今回、取り上げられた映像は、リリース時に親指がボールの手前側(身体側)にあり、奥側(打者側)を人差し指と中指でグリップしている。特殊なのは最後に親指を立てるようにして、最後まで指の腹でボールの中心をグリップしていること。
山本投手のカーブは最近言われ始めたパワーカーブに分類されます。
定義として大前提には球速があり、山本投手は125キロ前後です。さらにカーブなので当然、弧を描くような山の軌道ができるのですが、ただのスローボールのように抜けるのではなく、投げ出しからベース板上までボールに強さがある。
山本投手は親指の腹で最後までボールをグリップすることで、フワッと抜けてしまうことを抑えて、ドーンと強く発射される効果があり、最強のパワーカーブを生み出しています。
ボールの奥側を人差し指と中指でしっかりとグリップして、真っ直ぐと逆のトップスピン回転をかけている。
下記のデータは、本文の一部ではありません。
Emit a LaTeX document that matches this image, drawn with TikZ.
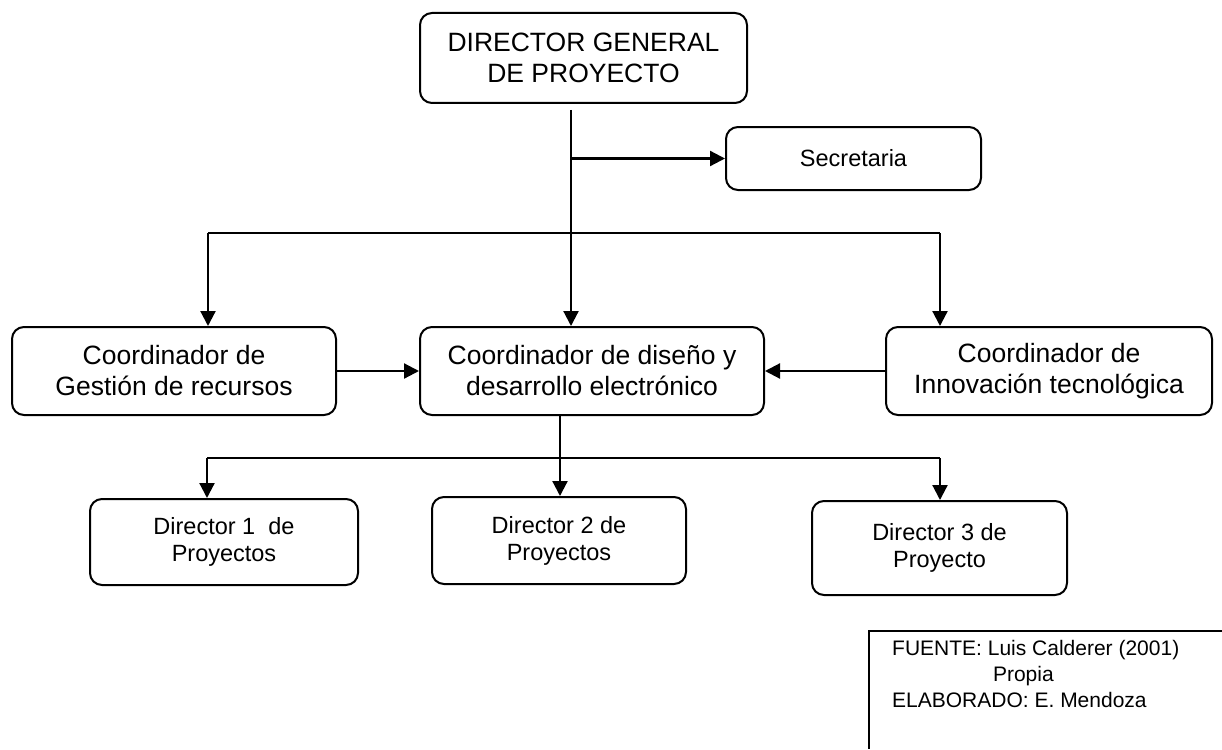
\documentclass[tikz,border=0pt]{standalone}
\usepackage{fontspec}
\setmainfont{Liberation Sans}
\usepackage{tikz}
\usetikzlibrary{arrows.meta}

\tikzset{
  box/.style = {draw, rounded corners=12pt, line width=2pt, align=center, inner sep=0pt},
  bigbox/.style = {box, font=\fontsize{26.5pt}{31pt}\selectfont},
  smallbox/.style = {box, font=\fontsize{23.5pt}{27pt}\selectfont},
  arrow/.style = {line width=2.2pt, -{Triangle[length=15pt,width=15pt]}},
  bus/.style = {line width=1.8pt}
}

\begin{document}
\begin{tikzpicture}[x=1pt,y=-1pt]
\useasboundingbox (0,0) rectangle (1222,749);

% -- top
\node[bigbox, minimum width=327pt, minimum height=90pt] (dg) at (583.5,58) {DIRECTOR GENERAL\\DE PROYECTO};
\node[smallbox, minimum width=255pt, minimum height=63pt] (sec) at (853.5,158.5) {Secretaria};

% -- coordinadores
\node[bigbox, minimum width=324pt, minimum height=88pt] (cges) at (174,371) {Coordinador de\\Gestión de recursos};
\node[bigbox, minimum width=344pt, minimum height=88pt] (cdis) at (592,371) {Coordinador de diseño y\\desarrollo electrónico};
\node[bigbox, minimum width=326pt, minimum height=88pt] (cinn) at (1049,371) {Coordinador de\\Innovación tecnológica};

% -- directores
\node[smallbox, minimum width=268pt, minimum height=86pt] (dir1) at (224,542) {Director 1~ de\\Proyectos};
\node[smallbox, minimum width=254pt, minimum height=87pt] (dir2) at (559,540.5) {Director 2 de\\Proyectos};
\node[smallbox, minimum width=255pt, minimum height=94pt] (dir3) at (939.5,548) {Director 3 de\\Proyecto};

% -- lines from director general
\coordinate (dgout) at (571,110);
\coordinate (busL) at (208,233);
\coordinate (busR) at (940,233);
\draw[arrow] (dgout) -- (dgout |- cdis.north);
\draw[arrow] (dgout |- sec.west) -- (sec.west);
\draw[bus] (busL) -- (busR);
\draw[arrow] (busL) -- (busL |- cges.north);
\draw[arrow] (busR) -- (busR |- cinn.north);

% -- side coordinators into center
\draw[arrow] (cges.east) -- (cdis.west);
\draw[arrow] (cinn.west) -- (cdis.east);

% -- lines to directors
\coordinate (cdout) at (560,415);
\coordinate (lowL) at (207,458);
\coordinate (lowR) at (940,458);
\draw[arrow] (cdout) -- (cdout |- dir2.north);
\draw[bus] (lowL) -- (lowR);
\draw[arrow] (lowL) -- (lowL |- dir1.north);
\draw[arrow] (lowR) -- (lowR |- dir3.north);

% -- fuente
\draw[line width=2pt] (1222,631) -- (869,631) -- (869,749);
\node[anchor=north west, align=left, inner sep=0pt, font=\fontsize{21pt}{26pt}\selectfont] (fuente) at (892,640)
  {FUENTE: Luis Calderer (2001)\\\hspace*{4.8em}Propia\\ELABORADO: E. Mendoza};

\end{tikzpicture}
\end{document}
ジャイロ成分が限りなく少ないため変化量もかなり大きくなります。
カーブはみんな使いたがる球種ですが、ジャイロ成分が入ってしまうと、変化量が少ないボールになってしまう。打者からすると、待っていなくても、バットを出して捉えてしまえば、外野の頭を越えたりスタンドに入れたりが容易な球種。
ここまで回転効率が高く、変化量が大きく、球が速いカーブを操れる投手は多くありません。